Agibilità and the paper trail
Rural and older properties do not always have current agibilità, the certificate that a space is fit to be lived in, for every part of the structure. A wing converted years ago, or an outbuilding turned into guest rooms, may sit outside the formal record. This is not necessarily a deal-breaker, but it is something to establish early, because resolving it can take time and money. Assembling and reading this paper trail is work for an independent professional, and Scalini draws on a trusted network of independent Italian professionals who answer to the buyer rather than the sale.

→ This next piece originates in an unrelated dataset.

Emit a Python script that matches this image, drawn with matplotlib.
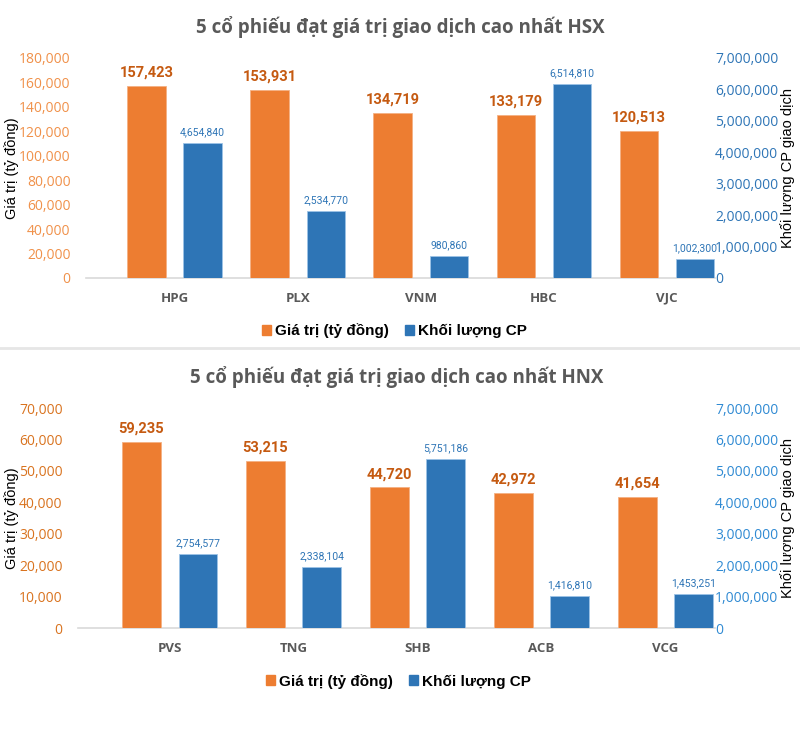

Lakeside: concessions and constraints, in brief
Lake Maggiore and Lake Orta have their own layer. Lakefront access, moorings and any structures over or beside the water often depend on a public concession rather than outright ownership, so confirm what is genuinely yours and what is licensed. These shorelines also sit under landscape protection (vincolo paesaggistico), which constrains what you may alter externally. Expect more scrutiny on changes to façades, roofs and gardens than you would inland, and budget time for the relevant approvals.
An understated market, and getting there
Piedmont is less touristy than Tuscany or the Lakes proper around Como, and that cuts both ways. Towns feel lived-in and Italian rather than seasonal, the food and wine culture is serious, and prices outside the very top Barolo addresses tend to be calmer. The trade-off is a thinner resale and rental market in some areas, so buy because you want to be there, not on the assumption of quick capital growth. Access is genuinely good: Turin has its own airport, Milan Malpensa is within reach of the lakes and the wine hills, and Italy's fast rail network connects Turin and Milan to the rest of the country. For a clear view of what the whole transaction costs beyond the headline price, our guide to the real cost of buying in Italy is worth reading alongside this one.

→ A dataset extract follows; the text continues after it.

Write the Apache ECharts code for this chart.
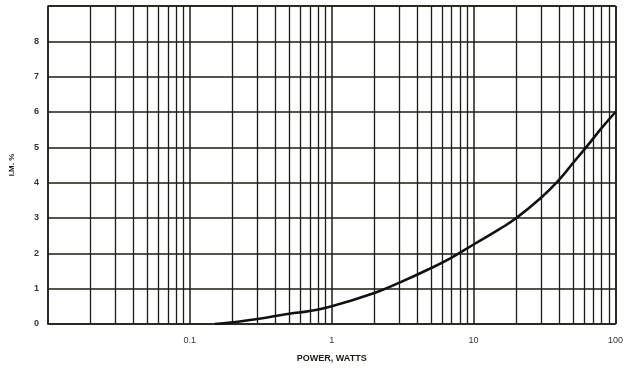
<!DOCTYPE html>
<html>
<head>
<meta charset="utf-8">
<script src="https://cdn.jsdelivr.net/npm/echarts@6/dist/echarts.min.js"></script>
<style>html,body{margin:0;padding:0;background:#fff}#c{width:626px;height:370px}</style>
</head>
<body>
<div id="c"></div>
<script>
// Curve: power (W) vs I.M. (%)
const powerW = [0.15, 0.2, 0.3, 0.5, 0.7, 1, 2, 3, 5, 7, 10, 15, 20, 30, 40, 50, 60, 70, 80, 100];
const imPct  = [0.0, 0.05, 0.14, 0.29, 0.37, 0.5, 0.88, 1.17, 1.58, 1.88, 2.25, 2.67, 3.0, 3.58, 4.08, 4.55, 4.93, 5.26, 5.55, 6.0];
const xTickLabels = ['0.1', '1', '10', '100'];
const yTickLabels = ['0','1','2','3','4','5','6','7','8'];
// log-paper vertical grid positions
const minorMultipliers = [2,3,4,5,6,7,8,9];
const decades = [0.01, 0.1, 1, 10];

const gridX = [];
decades.forEach(d => minorMultipliers.forEach(m => gridX.push(+(d*m).toPrecision(3))));

const ink = '#1c1c16';
const chart = echarts.init(document.getElementById('c'), null, {renderer:'canvas'});
chart.setOption({
  animation: false,
  grid: {left: 46, right: 9, top: 6, bottom: 46},
  xAxis: {
    type: 'log', logBase: 10, min: 0.01, max: 100,
    name: 'POWER, WATTS', nameLocation: 'middle', nameGap: 30,
    nameTextStyle: {fontFamily: 'Liberation Sans', fontWeight: 'bold', fontSize: 9, color: ink},
    axisLine: {show: true, lineStyle: {color: ink, width: 1.5}},
    axisTick: {show: false},
    axisLabel: {
      fontFamily: 'Liberation Sans', fontSize: 9, color: '#333', margin: 12,
      formatter: v => { const s = xTickLabels.find(t => Math.abs(parseFloat(t) - v) < 1e-9 * Math.max(1, v)); return s || ''; }
    },
    splitLine: {show: true, lineStyle: {color: ink, width: 1.5}}
  },
  yAxis: {
    type: 'value', min: 0, max: 9, interval: 1,
    name: 'I.M. %', nameLocation: 'middle', nameGap: 32, nameRotate: 90,
    nameTextStyle: {fontFamily: 'Liberation Sans', fontWeight: 'bold', fontSize: 8, color: ink},
    axisLine: {show: true, lineStyle: {color: ink, width: 1.5}},
    axisTick: {show: false},
    axisLabel: {
      fontFamily: 'Liberation Sans', fontWeight: 'bold', fontSize: 9, color: '#333', margin: 9,
      formatter: v => yTickLabels[v] !== undefined ? yTickLabels[v] : ''
    },
    splitLine: {show: true, lineStyle: {color: ink, width: 1.5}}
  },
  series: [{
    type: 'line',
    data: powerW.map((p, i) => [p, imPct[i]]),
    smooth: 0.5,
    showSymbol: false,
    lineStyle: {color: '#111', width: 2.6},
    z: 5,
    markLine: {
      silent: true, symbol: 'none', label: {show: false},
      lineStyle: {color: ink, width: 1.3, type: 'solid'},
      data: gridX.map(x => ({xAxis: x}))
    }
  }, {
    type: 'line', data: [], markLine: {
      silent: true, symbol: 'none', label: {show: false},
      lineStyle: {color: ink, width: 1.5, type: 'solid'},
      data: [{xAxis: 100}, {yAxis: 9}]
    }
  }]
});
</script>
</body>
</html>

Frequently asked questions
Can a foreigner buy a vineyard in Piedmont?
In general, yes. Foreign buyers from the US and UK can own property and land in Italy. The complications with vineyards are not about nationality but about the land itself: pre-emption rights such as prelazione, who is entitled to farm it, and how it is classified and taxed. Establish those points before committing.
What is prelazione and does it affect my purchase?
It is a right of first refusal. Where agricultural land is leased to a tenant farmer, or borders another farmer's land, that person may have the right to buy at the price you have agreed, ahead of you. It does not always apply, but on rural and vineyard sales it should always be checked rather than assumed away.
Are the Alpine valleys a good place to buy?
They can be, for mountain living and skiing near Turin. The checks shift toward condition, heating, snow load and seasonal access, and toward demand that is tied to the ski season. As anywhere in Piedmont, confirm the catasto position and that any past work was permitted before you proceed.